The prevailing sentiment in the housing market is that it’s a great time to sell, as housing prices and demand has steadily creeped up. While that may be the case, such a rosy portrait of the market doesn’t tell the full story, which is that only one-third of all houses in the United States have fully recovered their value from their pre-recession peak.
That’s according to Trulia, which looked at individual home values in the 100 largest U.S. markets to determine what percent of their peak value they have recovered. Their findings show that just 34 percent of homes nationwide are now worth more than their pre-recession peak. At this rate, home prices nationwide will not recover their full value until 2025.
While the nationwide number is pretty bleak, a market-by-market look shows that home-value recovery varies wildly by location. In Las Vegas, only 3 percent of homes have recovered the value of their pre-recession peak, while cities like Denver and San Francisco both have at least 98 percent of its homes worth the same or more than their highest value before the 2007 recession, according to Trulia.
In Houston, 80 percent of homes have recovered their pre-recession peak value, good for 23rd out of 100 U.S. markets, according to Trulia.

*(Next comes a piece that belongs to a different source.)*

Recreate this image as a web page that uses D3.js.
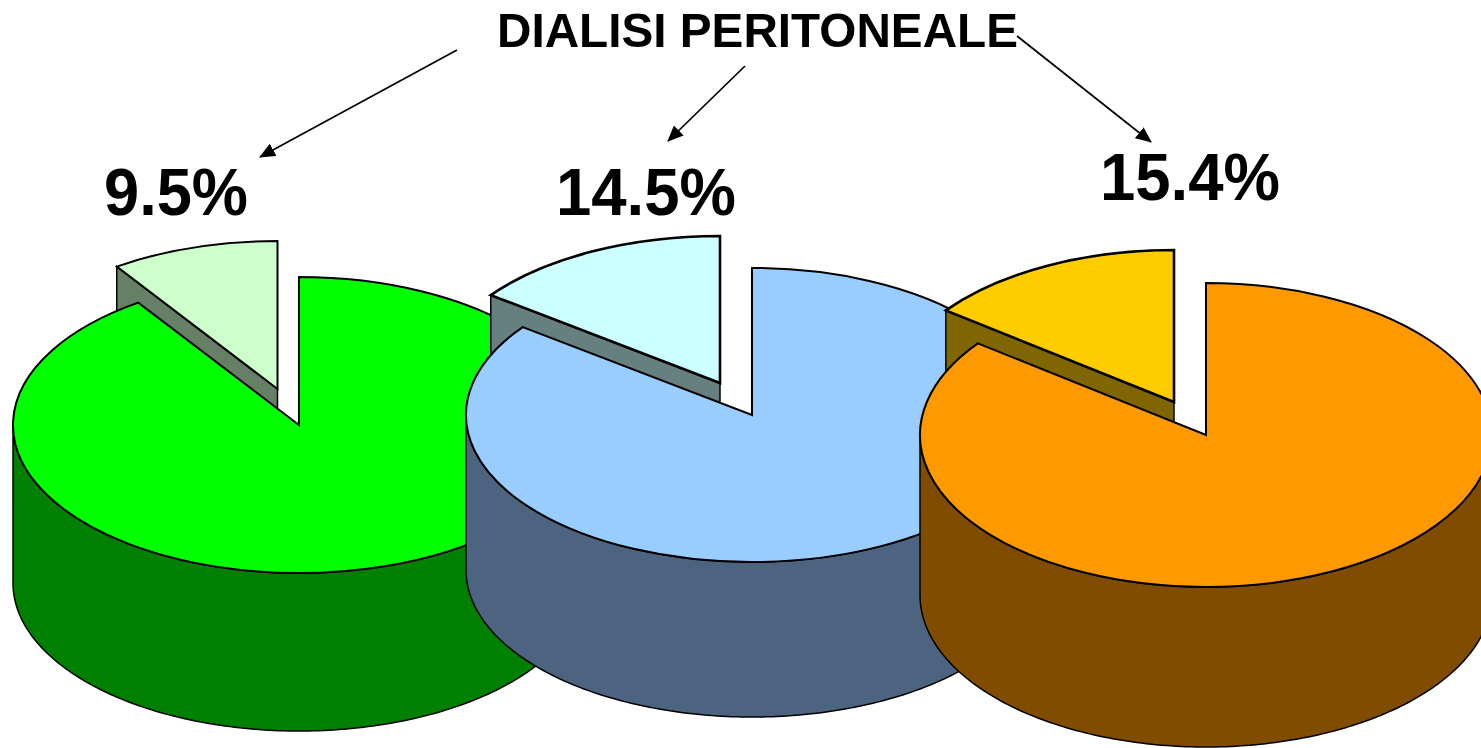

The median home value as of March was $160,618, a significant post over the peak-recession median home value of $141,937.
Job market drives home price recovery
How has Houston been able to buck the nationwide trend of slow home price recovery? There are three factors Trulia identifies as driving home prices: income growth, population growth and post-recession housing vacancy rates.
For example, a 1-percentage-point increase increase in an area’s income growth correlates to a 3.5 percent increase in the percentage of homes that have recovered their value, according to Trulia. Houston’s post-recession income growth is almost 10 percent and its job growth is more than 19 percent. It ranks 57th for income growth and 10th for job growth.
“The intuition here is this: housing is what economists call a ‘normal good,’” Trulia’s report reads. “So when incomes rise, households tend to spend more on housing, which pushes up prices.”
Competing portraits of the market
Trulia’s report diverges from the housing market portrait painted by entities like the S&P/Case-Shiller U.S. National Home Price Index. The S&P index just reported that home values have risen at the sharpest rate in three years. In January, the index hit its consecutive all-time high.
Though both the S&P and the FHFA House Price Index have exceed their pre-recession peak, those measures pull data only from homes that sell. A majority of the homes not listed for sale have not recovered, and that truth is obscured in the other indexes, Trulia claims.
“The U.S. housing market recover looks very different when examining the value of individual homes,” the report reads.